Vous verrez probablement de grands événements : c’est le Nord qui est le grand théâtre ; mais c’est l’Angleterre qui joue le plus beau rôle. Le nôtre n’est pas aujourd’hui si brillant ; mais M.  de Paulmy et vous, vous serez comme Baron et la Champmêlé, qui faisaient valoir les pièces de Pradon.

Je vous demande pardon de ne pas vous écrire de ma main, étant un peu malingre. Les sentiments de mon cœur pour vous n’en sont pas moins vifs ; je me vante d’avoir senti tout d’un coup tout ce que vous valez. Je vous prie de me conserver un peu d’amitié ; je suis entièrement à vos ordres, et c’est avec tous les sentiments que vous méritez que j’ai l’honneur d’être passionnément, etc.


Voltaire.

Si vous et M.  de Paulmy étiez d’honnêtes gens, vous passeriez par chez nous.


4059. — À M.  FORMEY[1].
Février.

J’aime votre concitoyen[2] ; il me procure le plaisir d’avoir de vos nouvelles. Je voudrais bien voir l’enduit de poix-résine dont vous avez embaumé ce fou de Maupertuis, avec sa petite perruque et sa loi de l’épargne. Avez-vous bien exalté son âme ?

J’ai peur que vos corps ne meurent de faim à Berlin.

Je ne sais comment vous envoyer l’Almanach[3] de Priam et d’Hector, que votre Troyen m’a envoyé pour vous. Quand votre guerroyant philosophe daigne m’écrire par Michelet, je fourre tous les paquets possibles dans le mien ; mais il m’écrit par d’autres voies lorsqu’il me fait cet honneur.

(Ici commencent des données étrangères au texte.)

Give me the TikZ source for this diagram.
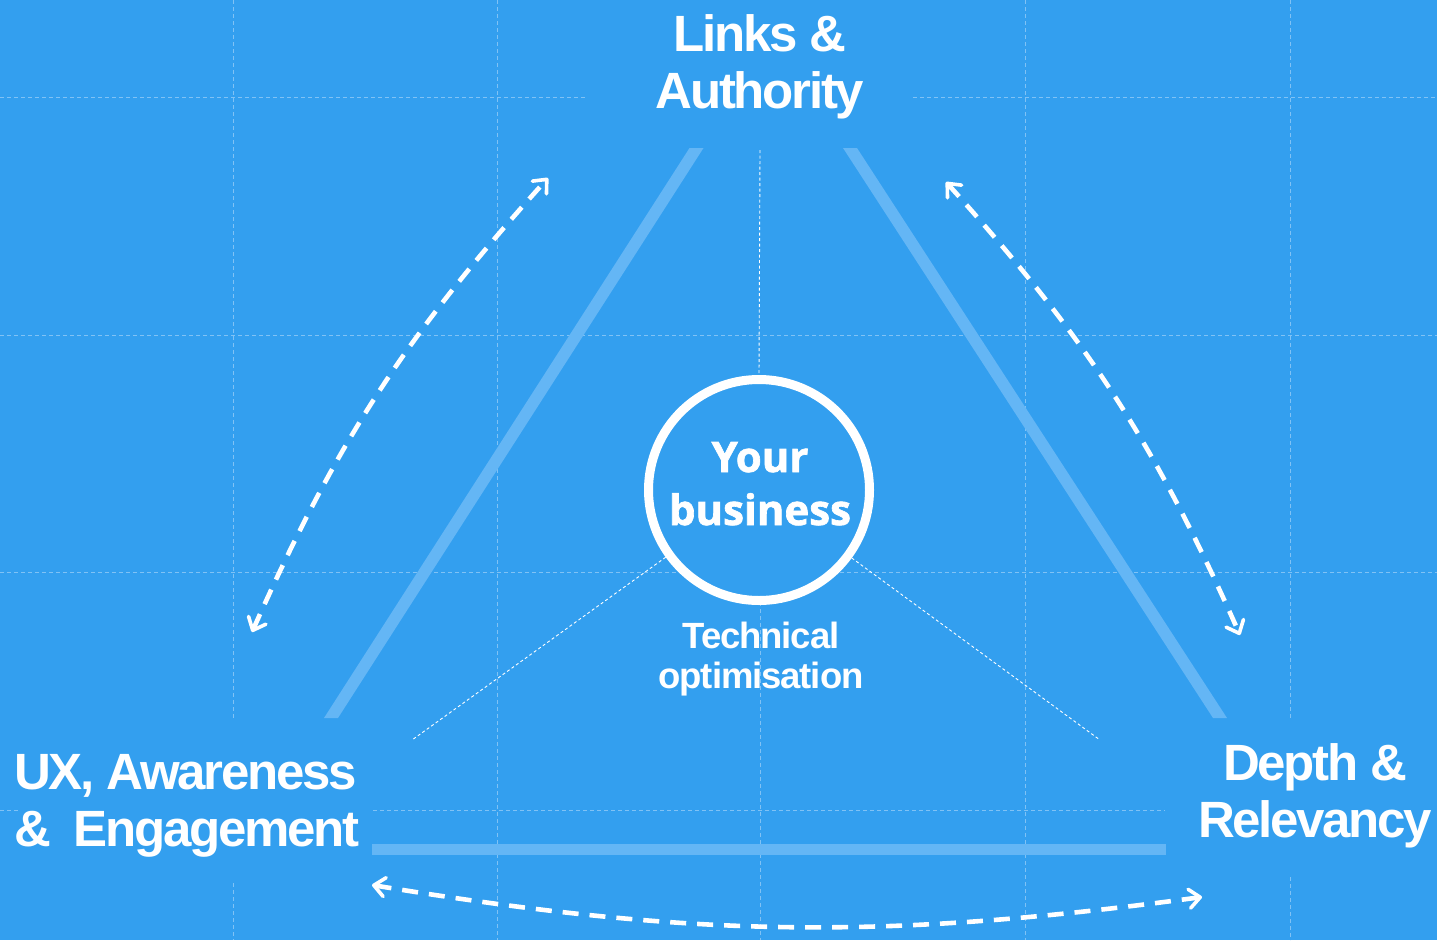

Je ne peux, en conscience, vous envoyer par la poste un Almanach qui vous coûterait plu-

  1. Formey, qui a imprimé cette lettre dans ses Souvenirs, tome Ier, page 303, n’en donne pas la date ; mais il dit qu’elle accompagnait une lettre de Grosley du 20 février. (B.)
  2. Grosley, Champenois (voyez tome XXXIX, page 378), pouvait être appelé concitoyen ou compatriote de Formey, dont la famille était originaire de Vitry en Champagne.
  3. Le volume des Éphémérides troyennes pour 1759, in-24.